What really bugged me about my impending foray into the bush was my friend’s attitude toward camping. Practically everything I asked her (a seasoned camper) about, she would reply: “Don’t worry, we’ll make a plan.”
The more she said it, the more I worried.
I’ll admit to being a city slicker who really doesn’t like camping, only because I’ve been there, done that when it comes to sleeping under the stars — I’m not the sort who turns her nose up at something without knowing anything about it.
My last camping experience about seven years ago was for a conservation story and it took place on the banks of Lake St Lucia. The team I was with had to set up a rotating watch every evening to ensure that hippos coming out of the water wouldn’t come bounding through our camp and trample us all to death. Needless to say, it was a fairly hairy experience, mostly because I actually spotted two hippos approaching our camp on a night when there was a torrential downpour and little visibility. So, after storming into the game ranger’s tent, tripping over his rifle and ending up sprawled most unladylike across his chest, hysterically shouting “the hippos are coming!” that I realised I wasn’t made for camping.

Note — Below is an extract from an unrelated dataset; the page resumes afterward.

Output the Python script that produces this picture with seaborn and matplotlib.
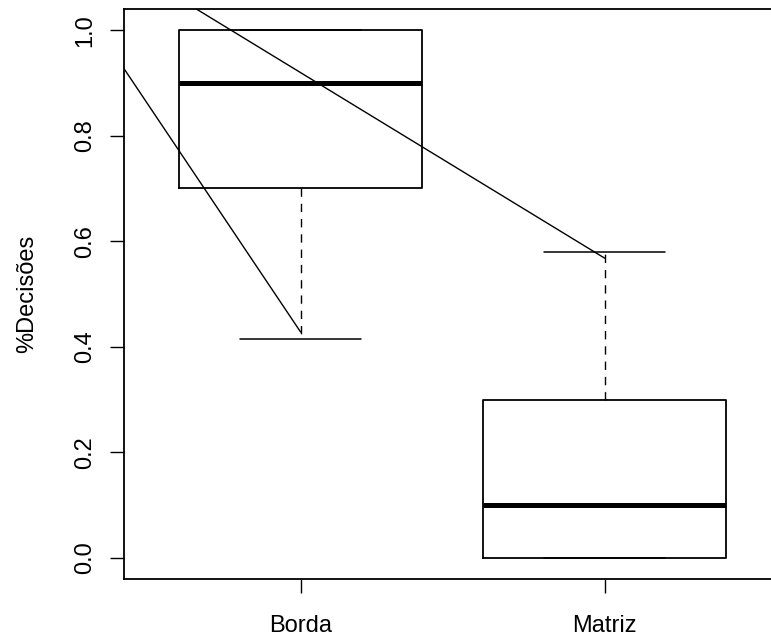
import numpy as np
import pandas as pd
import matplotlib
matplotlib.use("Agg")
import matplotlib.pyplot as plt
import seaborn as sns

# ---- data ----
categories = ["Borda", "Matriz"]
borda_values = [0.415, 0.70, 0.90, 1.00, 1.00]
matriz_values = [0.00, 0.00, 0.10, 0.30, 0.58]
y_ticks = [0.0, 0.2, 0.4, 0.6, 0.8, 1.0]
y_tick_labels = ["0.0", "0.2", "0.4", "0.6", "0.8", "1.0"]
y_label = "%Decisões"

# two straight lines over the boxes (x in group-number units: Borda=1, Matriz=2)
line_a_x = [0, 1]
line_a_y = [1.287, 0.428]
line_b_x = [0, 2]
line_b_y = [1.271, 0.568]

df = pd.DataFrame({
    "group": [categories[0]] * len(borda_values) + [categories[1]] * len(matriz_values),
    "value": borda_values + matriz_values,
})

sns.set_style("ticks")
plt.rcParams["font.family"] = ["Liberation Sans", "DejaVu Sans"]

fig = plt.figure(figsize=(7.71, 6.41), dpi=100)
ax = fig.add_axes([0.1612, 0.0967, 0.8517, 0.8892])

sns.boxplot(
    data=df, x="group", y="value", order=categories, ax=ax,
    fill=False, color="black", width=0.8, whis=1.5, showfliers=False,
    capwidths=0.4,
    boxprops=dict(color="black", linewidth=1.3),
    medianprops=dict(color="black", linewidth=3.6),
    whiskerprops=dict(color="black", linewidth=1.0, linestyle=(0, (6, 5))),
    capprops=dict(color="black", linewidth=1.1),
)

# group numbers 1,2 map to seaborn category positions 0,1
ax.plot(np.array(line_a_x) - 1, line_a_y, color="black", linewidth=1.0)
ax.plot(np.array(line_b_x) - 1, line_b_y, color="black", linewidth=1.0)

ax.set_xlim(-0.58, 1.58)
ax.set_ylim(-0.04, 1.04)
ax.set_yticks(y_ticks, y_tick_labels, rotation=90, va="center")
ax.set_xlabel("")
ax.set_ylabel(y_label, fontsize=17, color="black")
ax.yaxis.set_label_coords(-0.131, 0.5)

for s in ["left", "bottom", "top", "right"]:
    ax.spines[s].set_visible(True)
    ax.spines[s].set_color("black")
    ax.spines[s].set_linewidth(1.3)

ax.tick_params(axis="both", direction="out", length=10, width=1.0,
               color="black", labelsize=17, labelcolor="black")
ax.tick_params(axis="x", pad=16)
ax.tick_params(axis="y", pad=10)

fig.savefig("out.png", dpi=100)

The hippos didn’t come within 100m of our camp that night, but those wicked, green orbs (the hippos’ eyes) bobbing up and down in the distance still haunt me. Okay, they don’t haunt me, but it’s one of the reasons I despise camping. But, I do like live music and was pretty keen on the White Mountain Folk Festival held recently at the White Mountain resort near Estcourt.
Two months before the festival, there were no chalets available and I didn’t want to sleep in a tent, so I hatched what I thought was an ingenious plan to test Jeep’s newest and biggest SUV, the Commander, in the hope that it would be big enough to sleep in.
I put a mattress on to the folded down second and third rows of seats and, yes, the Commander was big enough for my friend and I to sleep very comfortably.
So, the biggest Jeep of them all proved to be a very spacious vehicle, but what I hadn’t expected was how thirsty this 5,7-litre V8 would be.
My Dad nicknamed it “the guzza-lator” when I told him I had used about two-and-a-half tanks of petrol to get from Jo’burg to Estcourt and back — a trip totalling 950km.
I expected that an engine of this size on a vehicle that weighs almost three tons wouldn’t exactly be fuel-efficient, but I didn’t expect to see the fuel gauge needle drop every time I overtook another vehicle at high speeds on the freeway.
Despite its insatiable thirst, the Commander was a consummate cruiser — it accelerated easily, handled the twisties as well as could be expected, given its ground clearance, and it maintained a certain amount of composure at high speeds.
I didn’t put its off-road ability to any serious test, but can say that it didn’t have any problems on the treacherous, pot-holed roads around Estcourt and it braked fairly well when I had to slow down very quickly to swerve around a cow crossing the road.
Interior fit and finishings are of a high standard, with nifty features such as electric, heatable seats with a memory function, cruise control, a six-CD changer and much more. Safety is taken care of with the usual array of acronyms from ABS to ESP and BAS.
All in all, the Commander proved to be easily driveable and perfectly comfortable on a variety of surfaces and I have no doubt that it will sell well, not only because it’s a capable vehicle, but because South Africans, much like Americans, still believe that bigger is better.